Counterpoint: Literally nobody needs 'darkerside' from hackernews to tell them to "get a fucking job".
You don't tell your friend to get a job. You tell your friend they sound like a miserable fuck and some of their problems are of their own making.
I'm glad I'm not your friend.
Right back atcha.
I have given hard truths to friends before. If you care about someone, there's a point where you need to. Even if they don't respond well in the moment, truth once heard cannot be unheard.
Its fairly obvious that an anonymous stranger on the internet, or a politician proselytizing for their punative economic policies is _not_ that type of friend. But it seems some people derive a great deal of satisfaction out of imaginging themselves as knowing better how people should live their lives.
It may not be a much better approach than pandering and patronizing their feelings, but it's probably at least a little bit better.

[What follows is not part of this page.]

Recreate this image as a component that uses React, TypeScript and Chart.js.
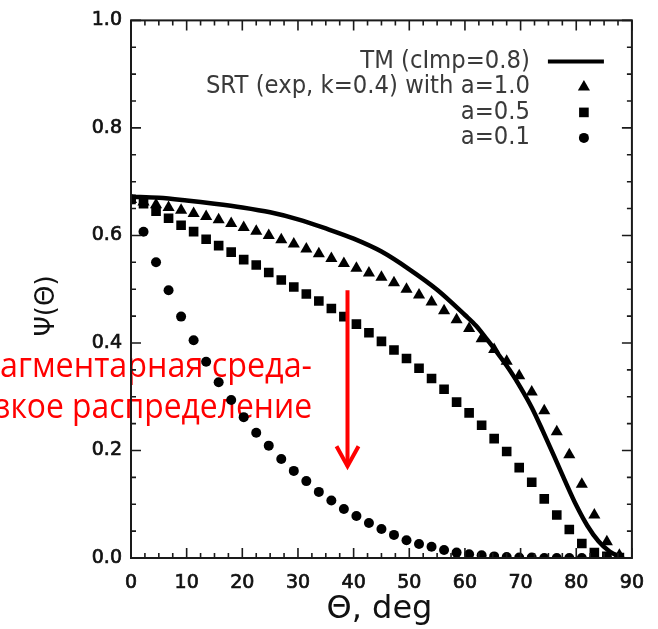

Unsolicited internet judgement and condescending advice is worse than nothing and significantly worse than compassion. Too many people on the internet are way too over confident in their assessment of others' situations, and I dare say that with your 'tough love' position on this, you may be one of them.
Ha! I'm not telling anyone (else) on here to "get a job". I'm saying there may be someone in your life that needs to hear something painful. Maybe just once, at the right time.
Sure, but it requires a relationship and deep knowledge about their situation. I think we're talking about different things. Talk to your friends however works for the situation and your relationship with them.

However, If some rando tells me to do something either obvious or pointless in a condescending way (which is pretty much what the article is talking about, and very common even in this comment section talking about it) it is 100% of the time way more harmful than helpful.